■ What the task asks
Write out each line exactly as given. Leave the pictures out of your copy.
Start of Provided data
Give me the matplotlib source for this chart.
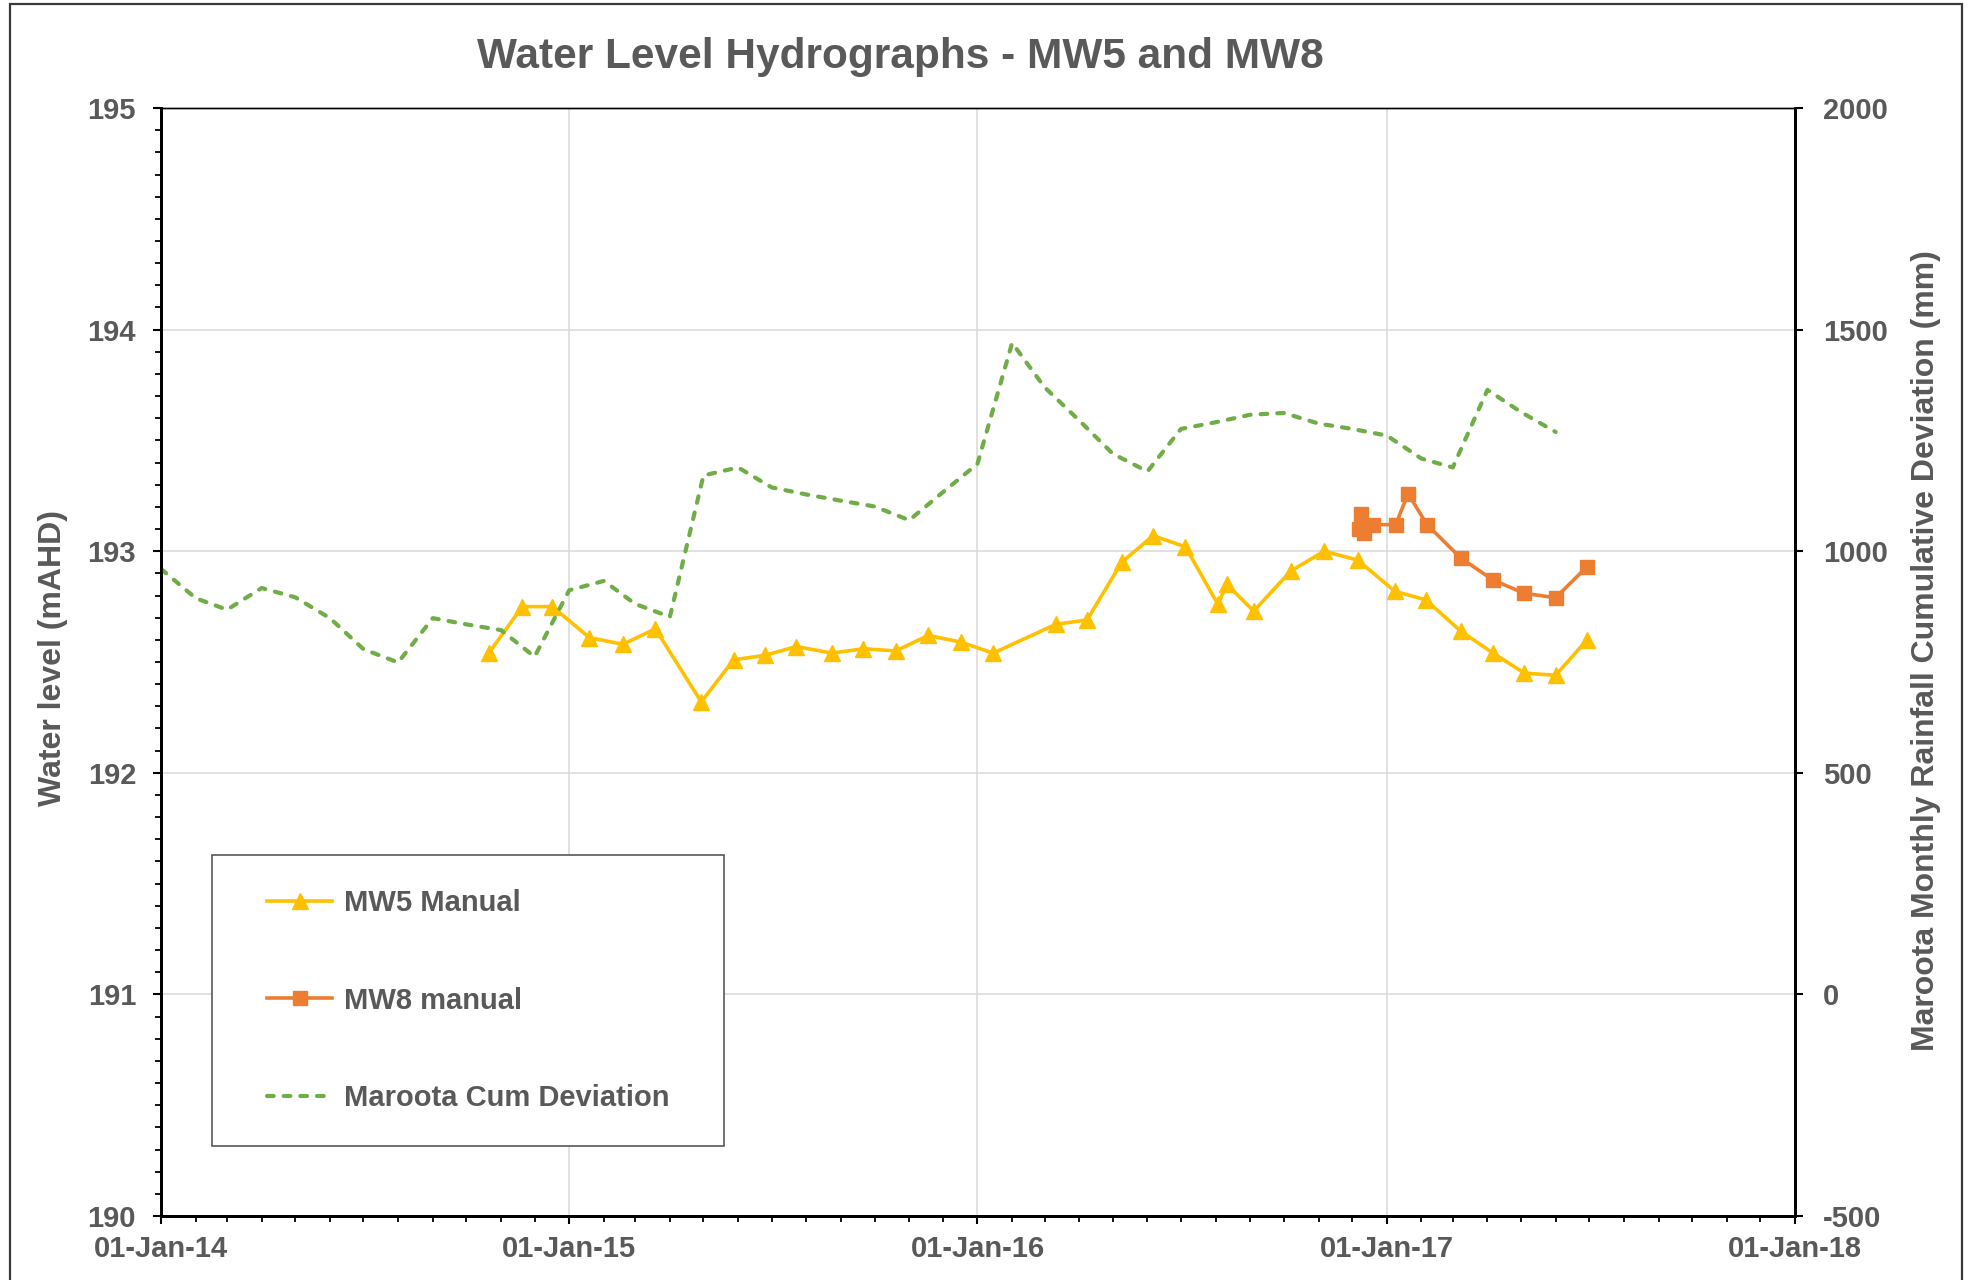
import matplotlib
matplotlib.use("Agg")
import matplotlib.pyplot as plt
import matplotlib.dates as mdates
from matplotlib.patches import Rectangle
from matplotlib.ticker import MultipleLocator, StrMethodFormatter
import numpy as np

plt.rcParams['font.family'] = ['Liberation Sans', 'DejaVu Sans']
plt.rcParams['font.weight'] = 'bold'
plt.rcParams['axes.unicode_minus'] = False

GREY = '#595959'

# MW5 manual readings (mAHD)
mw5_dates = ['2014-10-21', '2014-11-20', '2014-12-17', '2015-01-19', '2015-02-18',
             '2015-03-19', '2015-04-29', '2015-05-28', '2015-06-25', '2015-07-23',
             '2015-08-24', '2015-09-21', '2015-10-20', '2015-11-18', '2015-12-17',
             '2016-01-15', '2016-03-11', '2016-04-08', '2016-05-09', '2016-06-06',
             '2016-07-05', '2016-08-03', '2016-08-11', '2016-09-04', '2016-10-07',
             '2016-11-06', '2016-12-06', '2017-01-08', '2017-02-05', '2017-03-08',
             '2017-04-06', '2017-05-04', '2017-06-01', '2017-06-29']
mw5_level = [192.54, 192.75, 192.75, 192.61, 192.58,
             192.65, 192.32, 192.51, 192.53, 192.57,
             192.54, 192.56, 192.55, 192.62, 192.59,
             192.54, 192.67, 192.69, 192.95, 193.07,
             193.02, 192.76, 192.85, 192.73, 192.91,
             193.00, 192.96, 192.82, 192.78, 192.64,
             192.54, 192.45, 192.44, 192.60]

# MW8 manual readings (mAHD)
mw8_dates = ['2016-12-07', '2016-12-09', '2016-12-12', '2016-12-20', '2017-01-09',
             '2017-01-20', '2017-02-06', '2017-03-08', '2017-04-06', '2017-05-04',
             '2017-06-01', '2017-06-29']
mw8_level = [193.10, 193.17, 193.08, 193.12, 193.12,
             193.26, 193.12, 192.97, 192.87, 192.81,
             192.79, 192.93]

# Maroota monthly rainfall cumulative deviation (mm), Jan-2014 .. Jun-2017
cum_months = np.arange('2014-01', '2017-07', dtype='datetime64[M]').astype('datetime64[D]')
cum_dev = [960, 894, 868, 917, 896, 849, 779, 749, 849, 835, 822, 762,
           912, 933, 881, 852, 1171, 1189, 1144, 1128, 1114, 1101, 1070, 1133,
           1197, 1470, 1370, 1295, 1220, 1180, 1276, 1291, 1308, 1312, 1288, 1276,
           1261, 1209, 1189, 1364, 1314, 1269]

fig = plt.figure(figsize=(19.71, 12.8), dpi=100)
ax = fig.add_axes([0.0817, 0.05, 0.829, 0.8656])
ax2 = ax.twinx()

l5, = ax.plot(np.array(mw5_dates, dtype='datetime64[D]'), mw5_level, color='#FFC000',
              lw=2.6, marker='^', ms=11.5, mec='#FFC000', mfc='#FFC000', label='MW5 Manual')
l8, = ax.plot(np.array(mw8_dates, dtype='datetime64[D]'), mw8_level, color='#ED7D31',
              lw=2.6, marker='s', ms=10, mec='#ED7D31', mfc='#ED7D31', label='MW8 manual')
lg, = ax2.plot(cum_months, cum_dev, color='#70AD47', lw=3.0, ls=(0, (1.6, 2.4)),
               dash_capstyle='round', label='Maroota Cum Deviation')

ax.set_xlim(np.datetime64('2014-01-01'), np.datetime64('2018-01-01'))
ax.set_ylim(190, 195)
ax2.set_ylim(-500, 2000)

ax.xaxis.set_major_locator(mdates.YearLocator())
ax.xaxis.set_minor_locator(mdates.MonthLocator())
ax.xaxis.set_major_formatter(mdates.DateFormatter('%d-%b-%y'))
ax.yaxis.set_major_locator(MultipleLocator(1))
ax.yaxis.set_minor_locator(MultipleLocator(0.1))
ax.yaxis.set_major_formatter(StrMethodFormatter('{x:.0f}'))
ax2.yaxis.set_major_locator(MultipleLocator(500))
ax2.yaxis.set_major_formatter(StrMethodFormatter('{x:.0f}'))

ax.grid(True, which='major', color='#D9D9D9', lw=1.1)
ax.set_axisbelow(True)

for a in (ax, ax2):
    for s in ('left', 'bottom', 'right'):
        a.spines[s].set_linewidth(2.0)
        a.spines[s].set_color('black')
    a.spines['top'].set_linewidth(1.0)
    a.spines['top'].set_color('black')

ax.tick_params(axis='x', which='major', length=6, width=1.5, pad=8,
               labelsize=21, labelcolor=GREY)
ax.tick_params(axis='x', which='minor', length=4, width=1.3)
ax.tick_params(axis='y', which='major', length=6, width=1.5, pad=12,
               labelsize=21, labelcolor=GREY)
ax.tick_params(axis='y', which='minor', length=4, width=1.3)
ax2.tick_params(axis='y', which='major', length=6, width=1.5, pad=14,
                labelsize=21, labelcolor=GREY)
for lab in ax.get_xticklabels() + ax.get_yticklabels() + ax2.get_yticklabels():
    lab.set_fontweight('bold')

ax.set_ylabel('Water level (mAHD)', fontsize=23, color=GREY, fontweight='bold')
ax.yaxis.set_label_coords(-0.0661, 0.5035)
ax.yaxis.label.set_va('center')
ax2.set_ylabel('Maroota Monthly Rainfall Cumulative Deviation (mm)', fontsize=23,
               color=GREY, fontweight='bold')
ax2.yaxis.set_label_coords(1.0802, 0.51)
ax2.yaxis.label.set_va('center')

fig.text(0.4567, 0.9558, 'Water Level Hydrographs - MW5 and MW8', ha='center',
         va='center', fontsize=30.5, color=GREY, fontweight='bold')

# legend box
box = Rectangle((0.1078, 0.1044), 0.2596, 0.2278, transform=fig.transFigure,
                facecolor='white', edgecolor=GREY, lw=1.2, zorder=4)
fig.add_artist(box)
leg = fig.legend(handles=[l5, l8, lg], loc='center', bbox_to_anchor=(0.2375, 0.2183),
                 bbox_transform=fig.transFigure, frameon=False, fontsize=21,
                 labelspacing=2.39, handlelength=2.23, handletextpad=0.39,
                 borderpad=0, labelcolor=GREY, numpoints=1)
for t in leg.get_texts():
    t.set_fontweight('bold')
leg.set_zorder(5)

# outer chart border
fig.add_artist(Rectangle((0.0051, -0.02), 0.9904, 1.0169, transform=fig.transFigure,
                         facecolor='none', edgecolor='#3a3a3a', lw=1.6, zorder=6))

fig.savefig('out.png', dpi=100)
End of Provided data
■ Task solution
Give me the matplotlib source for this chart.
import matplotlib
matplotlib.use("Agg")
import matplotlib.pyplot as plt
import matplotlib.dates as mdates
from matplotlib.patches import Rectangle
from matplotlib.ticker import MultipleLocator, StrMethodFormatter
import numpy as np

plt.rcParams['font.family'] = ['Liberation Sans', 'DejaVu Sans']
plt.rcParams['font.weight'] = 'bold'
plt.rcParams['axes.unicode_minus'] = False

GREY = '#595959'

# MW5 manual readings (mAHD)
mw5_dates = ['2014-10-21', '2014-11-20', '2014-12-17', '2015-01-19', '2015-02-18',
             '2015-03-19', '2015-04-29', '2015-05-28', '2015-06-25', '2015-07-23',
             '2015-08-24', '2015-09-21', '2015-10-20', '2015-11-18', '2015-12-17',
             '2016-01-15', '2016-03-11', '2016-04-08', '2016-05-09', '2016-06-06',
             '2016-07-05', '2016-08-03', '2016-08-11', '2016-09-04', '2016-10-07',
             '2016-11-06', '2016-12-06', '2017-01-08', '2017-02-05', '2017-03-08',
             '2017-04-06', '2017-05-04', '2017-06-01', '2017-06-29']
mw5_level = [192.54, 192.75, 192.75, 192.61, 192.58,
             192.65, 192.32, 192.51, 192.53, 192.57,
             192.54, 192.56, 192.55, 192.62, 192.59,
             192.54, 192.67, 192.69, 192.95, 193.07,
             193.02, 192.76, 192.85, 192.73, 192.91,
             193.00, 192.96, 192.82, 192.78, 192.64,
             192.54, 192.45, 192.44, 192.60]

# MW8 manual readings (mAHD)
mw8_dates = ['2016-12-07', '2016-12-09', '2016-12-12', '2016-12-20', '2017-01-09',
             '2017-01-20', '2017-02-06', '2017-03-08', '2017-04-06', '2017-05-04',
             '2017-06-01', '2017-06-29']
mw8_level = [193.10, 193.17, 193.08, 193.12, 193.12,
             193.26, 193.12, 192.97, 192.87, 192.81,
             192.79, 192.93]

# Maroota monthly rainfall cumulative deviation (mm), Jan-2014 .. Jun-2017
cum_months = np.arange('2014-01', '2017-07', dtype='datetime64[M]').astype('datetime64[D]')
cum_dev = [960, 894, 868, 917, 896, 849, 779, 749, 849, 835, 822, 762,
           912, 933, 881, 852, 1171, 1189, 1144, 1128, 1114, 1101, 1070, 1133,
           1197, 1470, 1370, 1295, 1220, 1180, 1276, 1291, 1308, 1312, 1288, 1276,
           1261, 1209, 1189, 1364, 1314, 1269]

fig = plt.figure(figsize=(19.71, 12.8), dpi=100)
ax = fig.add_axes([0.0817, 0.05, 0.829, 0.8656])
ax2 = ax.twinx()

l5, = ax.plot(np.array(mw5_dates, dtype='datetime64[D]'), mw5_level, color='#FFC000',
              lw=2.6, marker='^', ms=11.5, mec='#FFC000', mfc='#FFC000', label='MW5 Manual')
l8, = ax.plot(np.array(mw8_dates, dtype='datetime64[D]'), mw8_level, color='#ED7D31',
              lw=2.6, marker='s', ms=10, mec='#ED7D31', mfc='#ED7D31', label='MW8 manual')
lg, = ax2.plot(cum_months, cum_dev, color='#70AD47', lw=3.0, ls=(0, (1.6, 2.4)),
               dash_capstyle='round', label='Maroota Cum Deviation')

ax.set_xlim(np.datetime64('2014-01-01'), np.datetime64('2018-01-01'))
ax.set_ylim(190, 195)
ax2.set_ylim(-500, 2000)

ax.xaxis.set_major_locator(mdates.YearLocator())
ax.xaxis.set_minor_locator(mdates.MonthLocator())
ax.xaxis.set_major_formatter(mdates.DateFormatter('%d-%b-%y'))
ax.yaxis.set_major_locator(MultipleLocator(1))
ax.yaxis.set_minor_locator(MultipleLocator(0.1))
ax.yaxis.set_major_formatter(StrMethodFormatter('{x:.0f}'))
ax2.yaxis.set_major_locator(MultipleLocator(500))
ax2.yaxis.set_major_formatter(StrMethodFormatter('{x:.0f}'))

ax.grid(True, which='major', color='#D9D9D9', lw=1.1)
ax.set_axisbelow(True)

for a in (ax, ax2):
    for s in ('left', 'bottom', 'right'):
        a.spines[s].set_linewidth(2.0)
        a.spines[s].set_color('black')
    a.spines['top'].set_linewidth(1.0)
    a.spines['top'].set_color('black')

ax.tick_params(axis='x', which='major', length=6, width=1.5, pad=8,
               labelsize=21, labelcolor=GREY)
ax.tick_params(axis='x', which='minor', length=4, width=1.3)
ax.tick_params(axis='y', which='major', length=6, width=1.5, pad=12,
               labelsize=21, labelcolor=GREY)
ax.tick_params(axis='y', which='minor', length=4, width=1.3)
ax2.tick_params(axis='y', which='major', length=6, width=1.5, pad=14,
                labelsize=21, labelcolor=GREY)
for lab in ax.get_xticklabels() + ax.get_yticklabels() + ax2.get_yticklabels():
    lab.set_fontweight('bold')

ax.set_ylabel('Water level (mAHD)', fontsize=23, color=GREY, fontweight='bold')
ax.yaxis.set_label_coords(-0.0661, 0.5035)
ax.yaxis.label.set_va('center')
ax2.set_ylabel('Maroota Monthly Rainfall Cumulative Deviation (mm)', fontsize=23,
               color=GREY, fontweight='bold')
ax2.yaxis.set_label_coords(1.0802, 0.51)
ax2.yaxis.label.set_va('center')

fig.text(0.4567, 0.9558, 'Water Level Hydrographs - MW5 and MW8', ha='center',
         va='center', fontsize=30.5, color=GREY, fontweight='bold')

# legend box
box = Rectangle((0.1078, 0.1044), 0.2596, 0.2278, transform=fig.transFigure,
                facecolor='white', edgecolor=GREY, lw=1.2, zorder=4)
fig.add_artist(box)
leg = fig.legend(handles=[l5, l8, lg], loc='center', bbox_to_anchor=(0.2375, 0.2183),
                 bbox_transform=fig.transFigure, frameon=False, fontsize=21,
                 labelspacing=2.39, handlelength=2.23, handletextpad=0.39,
                 borderpad=0, labelcolor=GREY, numpoints=1)
for t in leg.get_texts():
    t.set_fontweight('bold')
leg.set_zorder(5)

# outer chart border
fig.add_artist(Rectangle((0.0051, -0.02), 0.9904, 1.0169, transform=fig.transFigure,
                         facecolor='none', edgecolor='#3a3a3a', lw=1.6, zorder=6))

fig.savefig('out.png', dpi=100)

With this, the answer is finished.